Facebook, now renamed as Meta Platforms Inc, said earlier this month it is shutting down its facial recognition technology (FRT) on its platform. It would no longer auto-recognise faces from images and videos and as a result, the company hit the delete button on over a billion users’ faceprint templates it holds.

THE GIST
  • Facebook, now renamed as Meta Platforms Inc, said earlier this month it is shutting down its facial recognition technology (FRT) on its platform. This comes after a class action lawsuit against them for failing to perform necessary disclosures related to handling of its users’ biometric data.
  • A growing body of research shows that biometric scanning technologies coupled with AI have an inherent bias.
  • India lacks a robust legal framework to address the use of biometric technology. In such a scenario, the National Crime Records Bureau has already requested for proposals to create a National Automated Facial Recognition System.

Facebook built this large dataset pixel by pixel since it launched the photo-tagging feature in 2010. The controversial automatic face-tagging feature scans faces and suggests who the person might be. Although users were given an option to switch off the biometric feature, there was no explicit consent to use the feature in the first place.

In mid-2015, Facebook was sued in Illnois for failing to perform necessary disclosures related to handling of its users’ biometric data. The case was approved to become a class action lawsuit in 2018.

According to an Illnois state law, the Biometric Information Privacy Act, it is illegal to gather or use “face geometry” data without disclosing methods, intentions and guarantees regarding the data.

In February, Facebook settled the long-running dispute and agreed to pay $650 million to the 1.6 million members of the class in Illnois.

Facebook isn’t the first company to be accused of using biometric technology inappropriately, and it won’t be the last as several large tech firms build and sell FRT tools to government agencies.

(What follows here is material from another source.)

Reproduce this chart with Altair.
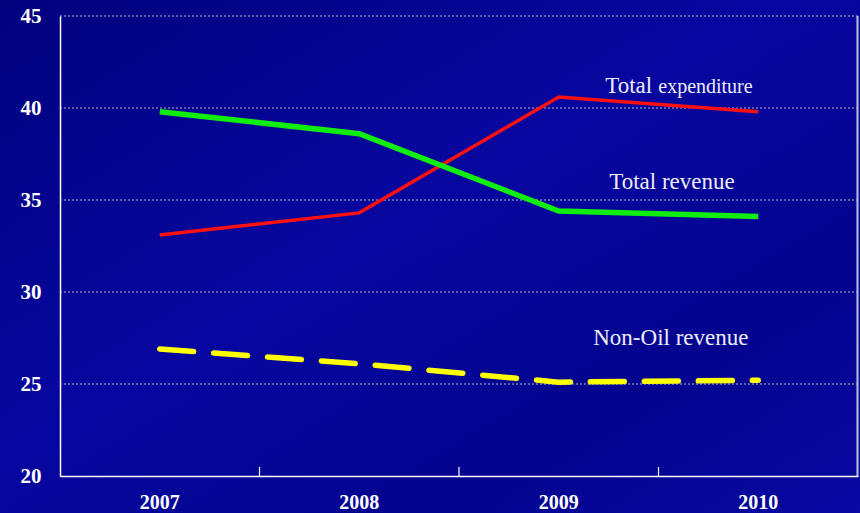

An FRT software made it possible to identify perpetrators of the infamous U.S. Capitol siege in January. Pictures of the attackers were run through a facial recognition software to find similar faces in a database of social media headshots and other images scraped from the internet at large.

Using a software, built by Clearview AI, the police were able to identify perpetrators and submit their names in court. The technology has been hailed as a great tool that helps law enforcement agencies nab criminals.

Algorithmic bias

But a growing body of research shows that biometric scanning technologies coupled with AI have an inherent bias. A report by the U.S. National Institute of Standards and Technology (NIST) noted that facial recognition technology found Black, Brown and Asian individuals to be 100 times more likely to be misidentified than white male faces.

A 2018 research paper, co-authored by ex-Google top AI scientist Timnit Gebru and MIT Media Labs’ Joy Buolamwini, found that machine learning algorithms discriminate based on classes like race and gender.

Also read | Amazon's palm print recognition raises concern among U.S. senators

Their study titled ‘Gender Shades: Intersectional Accuracy Disparities in Commercial Gender Classification’, evaluated automated facial analysis systems and datasets with respect to phenotypic subgroups and concluded that the database was overwhelmingly composed of lighter-skinned individuals.

To curb the ill-effects of FRT, some U.S. lawmakers introduced the Facial Recognition and Biometric Technology Moratorium Act last year.

A legal bulwark needed

India lacks a robust legal framework to address the use of biometric technology even as the Union Government deployed over a dozen different FRT systems across the country that collect and use biometric data.

The National Crime Records Bureau (NCRB) has requested for proposals to create a National Automated Facial Recognition System (NAFRS) to build a national database of photographs to identify criminals.

In the U.S. several states have banned its use, but there is a no sweeping legislation that bars law enforcement agencies in the country to stop using FRT.

In the EU, the General Data Protection Regulation (GDPR) provides the bloc a first line of defence against FRT infringing on individual’s privacy. Article 9 of GDPR prohibits processing of personal biometric data for the purposes of identifying an individual.

Also read | EU data watchdogs want ban on AI facial recognition

India still does not have a personal data protection law. A draft Personal Data Protection Bill, 2019 was introduced in the Lok Sabha two years ago, and the Select Committee of Parliament is yet to finalise its report on it.

Scanning technology and biometric tracking pose a grave threat to freedom of expression. Its use by law enforcement agencies in India during protests against the Citizenship (Amendment) Act, 2019, and in Hong Kong against pro-democracy protesters, highlights how this technology can be used by law enforcement agencies for mass surveillance.

A start

While Facebook’s decision to shut down FRT sounds like a blanket ban, it has grey areas. For instance, the embattled social media firm said it will keep its facial recognition services open “to help people gain access to a locked account, verify their identity in financial products or unlock a personal device.”